Take the material below and extract the lines from the one with "Generate a Python" through the one with "O = (120.5, 638.5)", word for word, without pictures.

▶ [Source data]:
__________________________________________________

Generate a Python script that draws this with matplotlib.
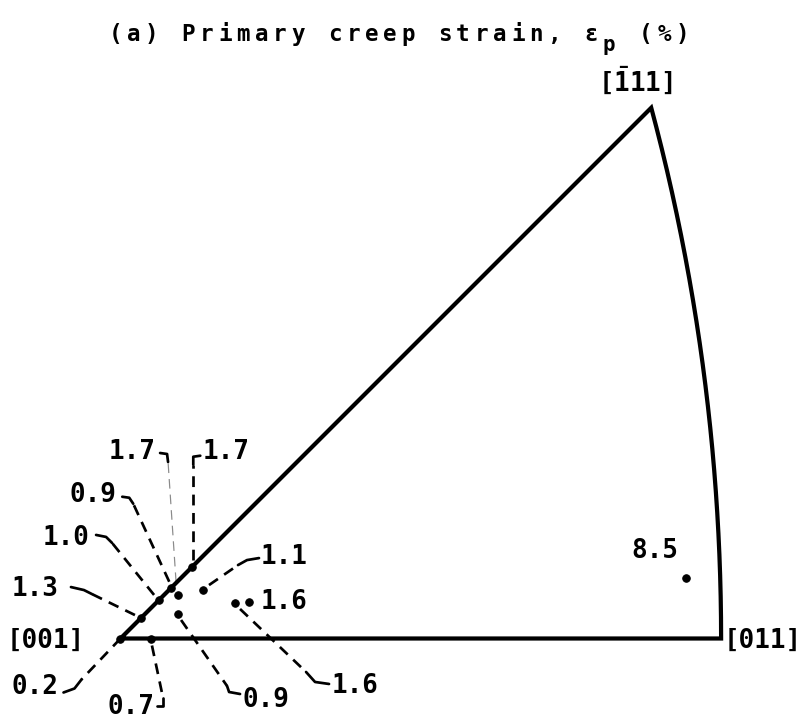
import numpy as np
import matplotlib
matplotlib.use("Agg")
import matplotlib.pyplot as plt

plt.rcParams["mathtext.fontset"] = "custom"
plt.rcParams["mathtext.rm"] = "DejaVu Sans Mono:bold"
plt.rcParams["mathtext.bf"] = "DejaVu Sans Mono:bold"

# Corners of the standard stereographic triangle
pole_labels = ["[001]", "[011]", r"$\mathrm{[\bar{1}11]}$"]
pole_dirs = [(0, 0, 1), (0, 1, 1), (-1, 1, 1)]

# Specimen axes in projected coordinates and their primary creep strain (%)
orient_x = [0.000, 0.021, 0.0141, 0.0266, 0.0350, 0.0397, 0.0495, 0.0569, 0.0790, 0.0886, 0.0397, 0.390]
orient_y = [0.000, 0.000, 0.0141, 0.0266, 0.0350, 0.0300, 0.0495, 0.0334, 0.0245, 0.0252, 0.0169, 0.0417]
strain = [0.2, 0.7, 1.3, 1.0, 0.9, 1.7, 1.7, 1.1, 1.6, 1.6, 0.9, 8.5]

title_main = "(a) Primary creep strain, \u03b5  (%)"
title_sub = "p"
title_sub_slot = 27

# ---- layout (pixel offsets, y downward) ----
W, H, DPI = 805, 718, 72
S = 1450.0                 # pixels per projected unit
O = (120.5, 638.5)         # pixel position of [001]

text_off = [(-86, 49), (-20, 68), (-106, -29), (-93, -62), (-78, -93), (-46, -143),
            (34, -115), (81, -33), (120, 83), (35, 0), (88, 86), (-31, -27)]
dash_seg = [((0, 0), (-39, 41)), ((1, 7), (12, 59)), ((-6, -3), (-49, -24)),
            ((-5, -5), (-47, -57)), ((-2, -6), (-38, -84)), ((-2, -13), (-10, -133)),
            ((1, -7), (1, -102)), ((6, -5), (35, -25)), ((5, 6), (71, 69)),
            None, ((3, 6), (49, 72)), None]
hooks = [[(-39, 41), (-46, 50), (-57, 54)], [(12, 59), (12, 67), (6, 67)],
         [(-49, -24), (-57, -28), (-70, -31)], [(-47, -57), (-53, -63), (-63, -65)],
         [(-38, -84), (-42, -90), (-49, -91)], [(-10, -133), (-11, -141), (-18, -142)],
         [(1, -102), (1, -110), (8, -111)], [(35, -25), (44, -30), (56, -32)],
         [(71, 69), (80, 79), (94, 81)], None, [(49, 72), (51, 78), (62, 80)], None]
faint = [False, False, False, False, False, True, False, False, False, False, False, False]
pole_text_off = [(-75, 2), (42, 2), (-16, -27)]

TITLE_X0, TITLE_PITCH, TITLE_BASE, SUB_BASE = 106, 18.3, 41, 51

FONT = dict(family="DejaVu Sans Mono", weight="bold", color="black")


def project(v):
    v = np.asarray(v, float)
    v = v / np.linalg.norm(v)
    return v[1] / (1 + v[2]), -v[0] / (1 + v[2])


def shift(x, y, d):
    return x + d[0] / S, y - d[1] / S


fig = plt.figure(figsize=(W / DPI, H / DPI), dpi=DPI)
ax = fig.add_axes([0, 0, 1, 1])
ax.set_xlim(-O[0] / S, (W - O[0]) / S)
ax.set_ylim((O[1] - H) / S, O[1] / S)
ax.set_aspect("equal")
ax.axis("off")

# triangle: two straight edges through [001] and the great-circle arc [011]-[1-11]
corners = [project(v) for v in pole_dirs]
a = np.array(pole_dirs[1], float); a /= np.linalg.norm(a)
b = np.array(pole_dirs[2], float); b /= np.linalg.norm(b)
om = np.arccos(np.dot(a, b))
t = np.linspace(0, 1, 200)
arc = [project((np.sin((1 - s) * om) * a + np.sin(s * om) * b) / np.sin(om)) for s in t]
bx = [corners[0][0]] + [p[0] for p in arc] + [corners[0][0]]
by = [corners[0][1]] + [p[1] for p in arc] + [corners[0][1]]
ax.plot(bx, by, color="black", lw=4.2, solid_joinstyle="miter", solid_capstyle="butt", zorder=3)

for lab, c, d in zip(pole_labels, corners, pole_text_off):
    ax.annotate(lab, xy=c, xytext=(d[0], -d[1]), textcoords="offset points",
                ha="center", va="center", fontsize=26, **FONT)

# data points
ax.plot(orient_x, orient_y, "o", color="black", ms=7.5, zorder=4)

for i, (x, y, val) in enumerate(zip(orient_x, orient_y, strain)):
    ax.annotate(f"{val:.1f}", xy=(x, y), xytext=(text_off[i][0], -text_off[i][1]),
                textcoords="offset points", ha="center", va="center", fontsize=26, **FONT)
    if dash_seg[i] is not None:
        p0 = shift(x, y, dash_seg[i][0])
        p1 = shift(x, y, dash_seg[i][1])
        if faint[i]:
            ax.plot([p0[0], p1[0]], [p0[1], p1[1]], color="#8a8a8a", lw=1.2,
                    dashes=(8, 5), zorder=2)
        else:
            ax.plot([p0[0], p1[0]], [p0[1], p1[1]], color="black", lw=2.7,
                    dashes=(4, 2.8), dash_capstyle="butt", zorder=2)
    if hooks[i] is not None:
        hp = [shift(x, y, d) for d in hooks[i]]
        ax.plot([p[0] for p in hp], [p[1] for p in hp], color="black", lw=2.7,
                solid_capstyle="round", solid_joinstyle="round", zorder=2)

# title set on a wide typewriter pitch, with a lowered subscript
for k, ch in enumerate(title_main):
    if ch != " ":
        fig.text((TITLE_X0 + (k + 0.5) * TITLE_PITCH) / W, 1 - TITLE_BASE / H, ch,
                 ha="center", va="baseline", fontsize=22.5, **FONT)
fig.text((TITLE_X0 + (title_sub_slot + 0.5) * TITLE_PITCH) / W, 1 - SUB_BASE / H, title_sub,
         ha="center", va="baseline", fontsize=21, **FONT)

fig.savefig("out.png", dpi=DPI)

__________________________________________________

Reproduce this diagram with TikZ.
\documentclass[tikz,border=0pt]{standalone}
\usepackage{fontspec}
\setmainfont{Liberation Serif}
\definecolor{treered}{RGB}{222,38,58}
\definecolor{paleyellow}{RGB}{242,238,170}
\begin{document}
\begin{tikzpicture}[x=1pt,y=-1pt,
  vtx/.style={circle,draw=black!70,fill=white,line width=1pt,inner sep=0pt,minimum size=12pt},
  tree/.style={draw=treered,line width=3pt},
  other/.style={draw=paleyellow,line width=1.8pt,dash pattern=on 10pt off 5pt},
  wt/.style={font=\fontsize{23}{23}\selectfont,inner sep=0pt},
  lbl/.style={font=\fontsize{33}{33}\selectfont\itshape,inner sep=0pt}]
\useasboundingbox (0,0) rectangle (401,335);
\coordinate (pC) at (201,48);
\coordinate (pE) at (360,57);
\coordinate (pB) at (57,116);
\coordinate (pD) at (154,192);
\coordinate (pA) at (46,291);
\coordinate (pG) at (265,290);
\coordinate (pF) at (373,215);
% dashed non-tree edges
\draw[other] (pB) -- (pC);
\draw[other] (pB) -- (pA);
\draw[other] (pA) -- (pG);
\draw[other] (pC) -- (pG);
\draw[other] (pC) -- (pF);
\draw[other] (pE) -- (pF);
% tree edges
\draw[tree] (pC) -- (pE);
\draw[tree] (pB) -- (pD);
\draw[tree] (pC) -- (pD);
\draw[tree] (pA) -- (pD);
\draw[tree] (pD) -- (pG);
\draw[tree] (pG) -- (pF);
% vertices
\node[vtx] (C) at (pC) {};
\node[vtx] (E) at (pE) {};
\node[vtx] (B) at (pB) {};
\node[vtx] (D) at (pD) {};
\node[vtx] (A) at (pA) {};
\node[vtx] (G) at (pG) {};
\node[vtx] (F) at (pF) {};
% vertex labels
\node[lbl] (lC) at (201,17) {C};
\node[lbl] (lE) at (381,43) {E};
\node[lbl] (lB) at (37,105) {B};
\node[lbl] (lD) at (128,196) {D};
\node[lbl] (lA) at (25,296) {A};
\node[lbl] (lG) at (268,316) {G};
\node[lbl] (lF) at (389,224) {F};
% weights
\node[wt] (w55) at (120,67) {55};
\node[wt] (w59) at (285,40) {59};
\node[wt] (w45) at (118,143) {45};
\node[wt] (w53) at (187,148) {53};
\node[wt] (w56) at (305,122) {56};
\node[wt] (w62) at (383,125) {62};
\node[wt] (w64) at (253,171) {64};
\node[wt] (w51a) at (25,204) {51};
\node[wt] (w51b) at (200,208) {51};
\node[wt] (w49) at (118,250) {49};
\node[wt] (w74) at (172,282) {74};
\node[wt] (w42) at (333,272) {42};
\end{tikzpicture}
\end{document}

__________________________________________________

▶ [Reply to the task]:
Generate a Python script that draws this with matplotlib.
import numpy as np
import matplotlib
matplotlib.use("Agg")
import matplotlib.pyplot as plt

plt.rcParams["mathtext.fontset"] = "custom"
plt.rcParams["mathtext.rm"] = "DejaVu Sans Mono:bold"
plt.rcParams["mathtext.bf"] = "DejaVu Sans Mono:bold"

# Corners of the standard stereographic triangle
pole_labels = ["[001]", "[011]", r"$\mathrm{[\bar{1}11]}$"]
pole_dirs = [(0, 0, 1), (0, 1, 1), (-1, 1, 1)]

# Specimen axes in projected coordinates and their primary creep strain (%)
orient_x = [0.000, 0.021, 0.0141, 0.0266, 0.0350, 0.0397, 0.0495, 0.0569, 0.0790, 0.0886, 0.0397, 0.390]
orient_y = [0.000, 0.000, 0.0141, 0.0266, 0.0350, 0.0300, 0.0495, 0.0334, 0.0245, 0.0252, 0.0169, 0.0417]
strain = [0.2, 0.7, 1.3, 1.0, 0.9, 1.7, 1.7, 1.1, 1.6, 1.6, 0.9, 8.5]

title_main = "(a) Primary creep strain, \u03b5  (%)"
title_sub = "p"
title_sub_slot = 27

# ---- layout (pixel offsets, y downward) ----
W, H, DPI = 805, 718, 72
S = 1450.0                 # pixels per projected unit
O = (120.5, 638.5)         # pixel position of [001]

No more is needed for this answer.